MANHATTAN (CN) – Four more people and a hedge fund adviser – Trivium Capital Management – were charged Monday in the SEC v Galleon inside-trading case. The SEC claims that the exchange of inside information about Google, Hilton, Polycom and Kronos resulted in more than $15 million of ill-gotten gains.
Sued along with Trivium on Monday were Robert Feinblatt, a cofounder and principal of Trivium; Jeffrey Yokuty, a Trivium analyst; Sunil Bhalla, a “senior executive” at Polycom; and Shammara Hussain, whom the SEC describes as “an employee at investor relations consulting firm Market Street Partners that did work for Google, [and] tipped the inside information that enabled the insider trading by Feinblatt and Yokuty on behalf of Trivium’s hedge funds for illicit profits of more than $15 million.”
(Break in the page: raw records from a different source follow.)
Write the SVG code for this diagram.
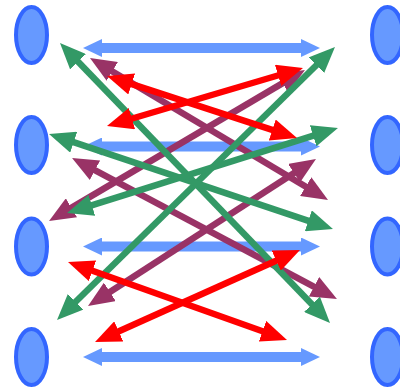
<svg xmlns="http://www.w3.org/2000/svg" width="400" height="388" viewBox="0 0 400 388">
  <style>
    .node { fill: #6699ff; stroke: #3366ff; stroke-width: 4; }
    .blue { stroke: #6699ff; stroke-width: 10; fill: none; marker-start: url(#hb); marker-end: url(#hb); }
    .green { stroke: #339966; stroke-width: 6.5; fill: none; marker-start: url(#hg); marker-end: url(#hg); }
    .purple { stroke: #993366; stroke-width: 6.5; fill: none; marker-start: url(#hp); marker-end: url(#hp); }
    .red { stroke: #ff0000; stroke-width: 6.5; fill: none; marker-start: url(#hr); marker-end: url(#hr); }
  </style>
  <defs>
    <marker id="hb" viewBox="0 0 19 18" refX="7" refY="9" markerWidth="19" markerHeight="18" markerUnits="userSpaceOnUse" orient="auto-start-reverse">
      <path d="M0,0 L19,9 L0,18 z" fill="#6699ff"/>
    </marker>
    <marker id="hg" viewBox="0 0 26 22" refX="12" refY="11" markerWidth="26" markerHeight="22" markerUnits="userSpaceOnUse" orient="auto-start-reverse">
      <path d="M0,0 L26,11 L0,22 z" fill="#339966"/>
    </marker>
    <marker id="hp" viewBox="0 0 26 22" refX="12" refY="11" markerWidth="26" markerHeight="22" markerUnits="userSpaceOnUse" orient="auto-start-reverse">
      <path d="M0,0 L26,11 L0,22 z" fill="#993366"/>
    </marker>
    <marker id="hr" viewBox="0 0 26 22" refX="12" refY="11" markerWidth="26" markerHeight="22" markerUnits="userSpaceOnUse" orient="auto-start-reverse">
      <path d="M0,0 L26,11 L0,22 z" fill="#ff0000"/>
    </marker>
  </defs>
  <rect width="400" height="388" fill="#ffffff"/>

  <!-- left column -->
  <g id="L1"><ellipse class="node" cx="31.5" cy="35" rx="15.5" ry="28"/></g>
  <g id="L2"><ellipse class="node" cx="31.5" cy="145" rx="15.5" ry="28"/></g>
  <g id="L3"><ellipse class="node" cx="31.5" cy="246.5" rx="15.5" ry="28"/></g>
  <g id="L4"><ellipse class="node" cx="31.5" cy="357" rx="15.5" ry="28"/></g>
  <!-- right column -->
  <g id="R1"><ellipse class="node" cx="387.5" cy="35" rx="15.5" ry="28"/></g>
  <g id="R2"><ellipse class="node" cx="387.5" cy="145" rx="15.5" ry="28"/></g>
  <g id="R3"><ellipse class="node" cx="387.5" cy="246.5" rx="15.5" ry="28"/></g>
  <g id="R4"><ellipse class="node" cx="387.5" cy="357" rx="15.5" ry="28"/></g>

  <g id="connectors">
    <!-- horizontal links -->
    <line class="blue" x1="95" y1="48" x2="308" y2="48"/>
    <line class="blue" x1="95" y1="146.5" x2="308" y2="146.5"/>
    <line class="blue" x1="95" y1="246.5" x2="308" y2="246.5"/>
    <line class="blue" x1="95" y1="357" x2="308" y2="357"/>
    <!-- purple diagonals -->
    <line class="purple" x1="102" y1="65.2" x2="316" y2="192.8"/>
    <line class="purple" x1="292.9" y1="77.1" x2="61.1" y2="213.9"/>
    <line class="purple" x1="84.4" y1="164.6" x2="324.6" y2="292.4"/>
    <line class="purple" x1="304.2" y1="166.6" x2="99.8" y2="298.4"/>
    <!-- green diagonals -->
    <line class="green" x1="69.7" y1="53.1" x2="320.3" y2="312.9"/>
    <line class="green" x1="325" y1="56.8" x2="67" y2="310.2"/>
    <line class="green" x1="62.3" y1="138.4" x2="319.7" y2="224.6"/>
    <line class="green" x1="324.6" y1="132.2" x2="80.4" y2="208.8"/>
    <!-- red diagonals -->
    <line class="red" x1="120.3" y1="80.3" x2="283.7" y2="133.7"/>
    <line class="red" x1="120.4" y1="122" x2="289.6" y2="72"/>
    <line class="red" x1="81.2" y1="266.7" x2="273.8" y2="335.3"/>
    <line class="red" x1="107.8" y1="336.3" x2="287.2" y2="255.7"/>
  </g>
</svg>
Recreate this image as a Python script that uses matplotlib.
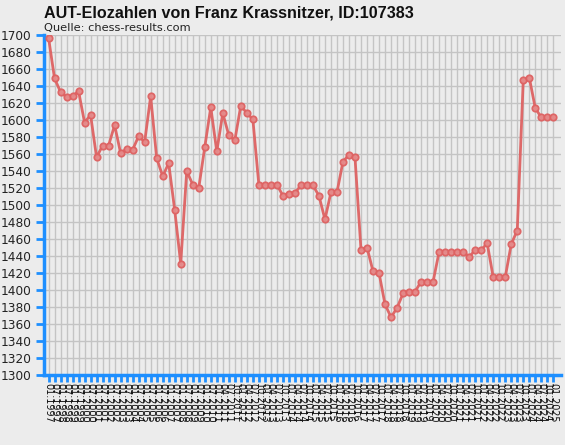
import matplotlib
matplotlib.use("Agg")
import matplotlib.pyplot as plt

# ---- data ----
dates = [
    "01.1997", "07.1997", "01.1998", "07.1998", "01.1999", "07.1999",
    "01.2000", "07.2000", "01.2001", "07.2001", "01.2002", "07.2002",
    "01.2003", "07.2003", "01.2004", "07.2004", "01.2005", "07.2005",
    "01.2006", "07.2006", "01.2007", "07.2007", "01.2008", "07.2008",
    "01.2009", "07.2009", "01.2010", "07.2010", "01.2011",
    "04.2011", "07.2011", "10.2011",
    "01.2012", "04.2012", "07.2012", "10.2012",
    "01.2013", "04.2013", "07.2013", "10.2013",
    "01.2014", "04.2014", "07.2014", "10.2014",
    "01.2015", "04.2015", "07.2015", "10.2015",
    "01.2016", "04.2016", "07.2016", "10.2016",
    "01.2017", "04.2017", "07.2017", "10.2017",
    "01.2018", "04.2018", "07.2018", "10.2018",
    "01.2019", "04.2019", "07.2019", "10.2019",
    "01.2020", "04.2020", "07.2020", "10.2020",
    "01.2021", "04.2021", "07.2021", "10.2021",
    "01.2022", "04.2022", "07.2022", "10.2022",
    "01.2023", "04.2023", "07.2023", "10.2023",
    "01.2024", "04.2024", "07.2024", "10.2024",
    "01.2025",
]

elo = [
    1697, 1649, 1633, 1627, 1628, 1634, 1597, 1606, 1556, 1570,
    1570, 1594, 1561, 1566, 1565, 1581, 1574, 1628, 1555, 1534,
    1549, 1494, 1431, 1540, 1524, 1520, 1568, 1615, 1563, 1608,
    1582, 1576, 1617, 1608, 1601, 1524, 1524, 1523, 1524, 1511,
    1513, 1514, 1523, 1523, 1523, 1511, 1483, 1515, 1515, 1551,
    1559, 1556, 1447, 1450, 1422, 1420, 1383, 1368, 1379, 1396,
    1398, 1398, 1410, 1410, 1410, 1445, 1445, 1445, 1445, 1445,
    1439, 1447, 1447, 1455, 1415, 1415, 1415, 1454, 1470, 1647,
    1650, 1614, 1603, 1603, 1603,
]

yticks = list(range(1300, 1701, 20))

title = "AUT-Elozahlen von Franz Krassnitzer, ID:107383"
subtitle = "Quelle: chess-results.com"

# ---- style ----
BG = "#ECECEC"
BLUE = "#1E8FFF"
GRID = "#C4C4C4"
LINE = "#DE6262"

W, H, DPI = 565, 445, 100
fig = plt.figure(figsize=(W / DPI, H / DPI), dpi=DPI, facecolor=BG)
ax = fig.add_axes([44 / W, 1 - 375 / H, (561 - 44) / W, (375 - 35) / H])
ax.set_facecolor(BG)

x = list(range(len(elo)))
ax.plot(x, elo, color=LINE, lw=2.0, alpha=0.95, zorder=3,
        marker="o", ms=4.6, mfc="#E58A8A", mec=LINE, mew=1.3)

ax.set_xlim(-0.75, len(elo) - 1 + 1.28)
ax.set_ylim(1300, 1700)

ax.set_yticks(yticks)
ax.set_yticklabels([str(v) for v in yticks], fontsize=8.7, family="DejaVu Sans")
ax.set_xticks(x)
ax.set_xticklabels(dates, rotation=270, fontsize=6.9, family="DejaVu Sans",
                   va="top", ha="center")

ax.grid(True, color=GRID, lw=1.0, zorder=0)
ax.set_axisbelow(True)

for s in ("top", "right"):
    ax.spines[s].set_visible(False)
for s in ("left", "bottom"):
    ax.spines[s].set_color(BLUE)
    ax.spines[s].set_linewidth(2.5)

ax.tick_params(axis="y", colors=BLUE, length=6, width=2, pad=3, labelcolor="#222222")
ax.tick_params(axis="x", colors=BLUE, length=5, width=2, pad=1, labelcolor="#111111")

fig.text(44 / W, 1 - 18 / H, title, fontsize=11.6, fontweight="bold",
         family="Liberation Sans", ha="left", va="baseline", color="#111111")
fig.text(44 / W, 1 - 31 / H, subtitle, fontsize=8.2,
         family="DejaVu Sans", ha="left", va="baseline", color="#222222")

fig.savefig("out.png", dpi=DPI, facecolor=BG)
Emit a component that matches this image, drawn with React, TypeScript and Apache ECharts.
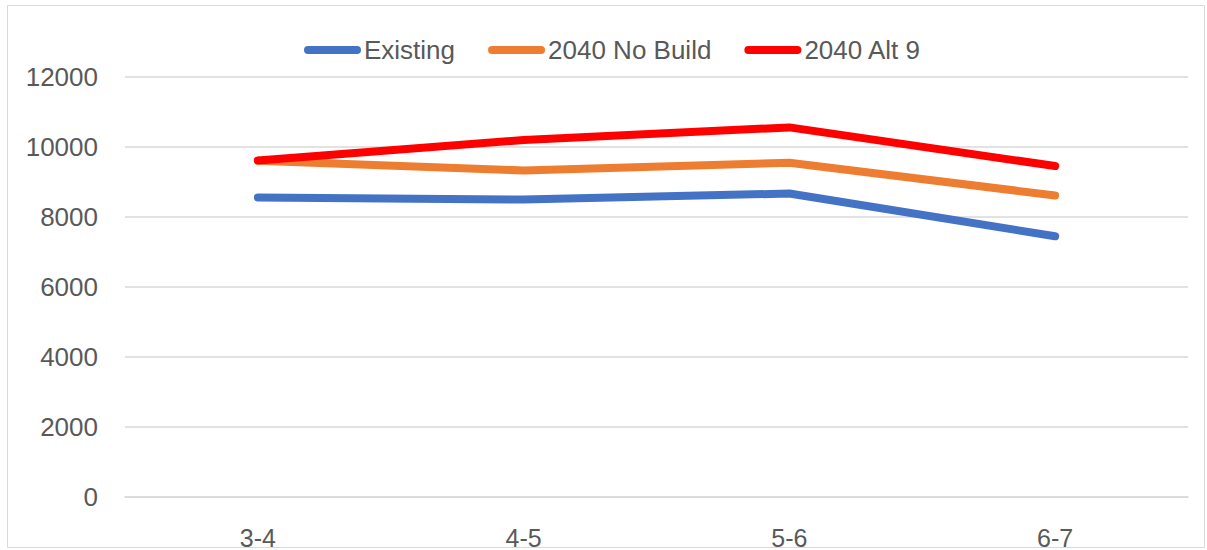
import React, { useEffect, useRef } from "react";
import * as echarts from "echarts";

const categories = ["3-4", "4-5", "5-6", "6-7"];
const existing = [8560, 8500, 8670, 7450];
const noBuild = [9610, 9330, 9550, 8615];
const alt9 = [9615, 10200, 10560, 9455];
const seriesNames = ["Existing", "2040 No Build", "2040 Alt 9"];
const colors = ["#4472C4", "#ED7D31", "#FF0000"];

const FONT = "'Liberation Sans', Arial, sans-serif";
const TEXT = "#595959";

export default function App() {
  const ref = useRef<HTMLDivElement>(null);
  useEffect(() => {
    document.body.style.margin = "0";
    const chart = echarts.init(ref.current!, undefined, { renderer: "svg" });
    const data = [existing, noBuild, alt9];
    const icon = "path://M4,0 H53 A4,4 0 0 1 53,8 H4 A4,4 0 0 1 4,0 Z";
    chart.setOption({
      animation: false,
      backgroundColor: "#ffffff",
      color: colors,
      graphic: [
        {
          type: "rect",
          shape: { x: 7.5, y: 5.5, width: 1197, height: 542 },
          style: { fill: "none", stroke: "#d9d9d9", lineWidth: 1 },
          silent: true,
        },
      ],
      legend: {
        top: 32,
        left: 299,
        itemWidth: 57,
        itemHeight: 8,
        itemGap: 33,
        icon,
        textStyle: { fontFamily: FONT, fontSize: 26, color: TEXT, padding: [0, 0, 0, -2] },
        data: seriesNames,
      },
      grid: { left: 125, right: 19, top: 77, bottom: 53, containLabel: false },
      xAxis: {
        type: "category",
        data: categories,
        boundaryGap: true,
        axisTick: { show: false },
        axisLine: { show: true, lineStyle: { color: "#d9d9d9", width: 1.5 } },
        axisLabel: { fontFamily: FONT, fontSize: 25, color: TEXT, margin: 28, lineHeight: 25 },
      },
      yAxis: {
        type: "value",
        min: 0,
        max: 12000,
        interval: 2000,
        axisLine: { show: false },
        axisTick: { show: false },
        splitLine: { lineStyle: { color: "#d9d9d9", width: 1.5 } },
        axisLabel: {
          fontFamily: FONT,
          fontSize: 26,
          color: TEXT,
          margin: 27,
          formatter: (v: number) => String(v),
        },
      },
      series: seriesNames.map((name, i) => ({
        name,
        type: "line",
        data: data[i],
        symbol: "none",
        lineStyle: { width: 8, color: colors[i], cap: "round", join: "round" },
        itemStyle: { color: colors[i] },
      })),
    });
    return () => chart.dispose();
  }, []);
  return (
    <div
      ref={ref}
      style={{ position: "absolute", left: 0, top: 0, width: 1207, height: 550 }}
    />
  );
}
In a statement announcing the latest round in the legal case that aims ultimately at Raj Rajaratnam, who founded and controlled the Galleon hedge fund, the SEC called the latest defendants “faithless company executives who secretly pass corporate information to hedge fund managers willing to violate the law for profit.”
The SEC said it has charged 27 defendants in its crusade against Galleon.
Rajaratnam, the alleged kingfish who was arrested in October 2009, has pleaded innocent to inside-trading charges and is awaiting trial.
Rajaratnam, the richest Sri Lanka-born person in the world, was released after paying the highest bail in U.S. history: $100 million, secured by $20 million in cash and property, according to newspaper reports.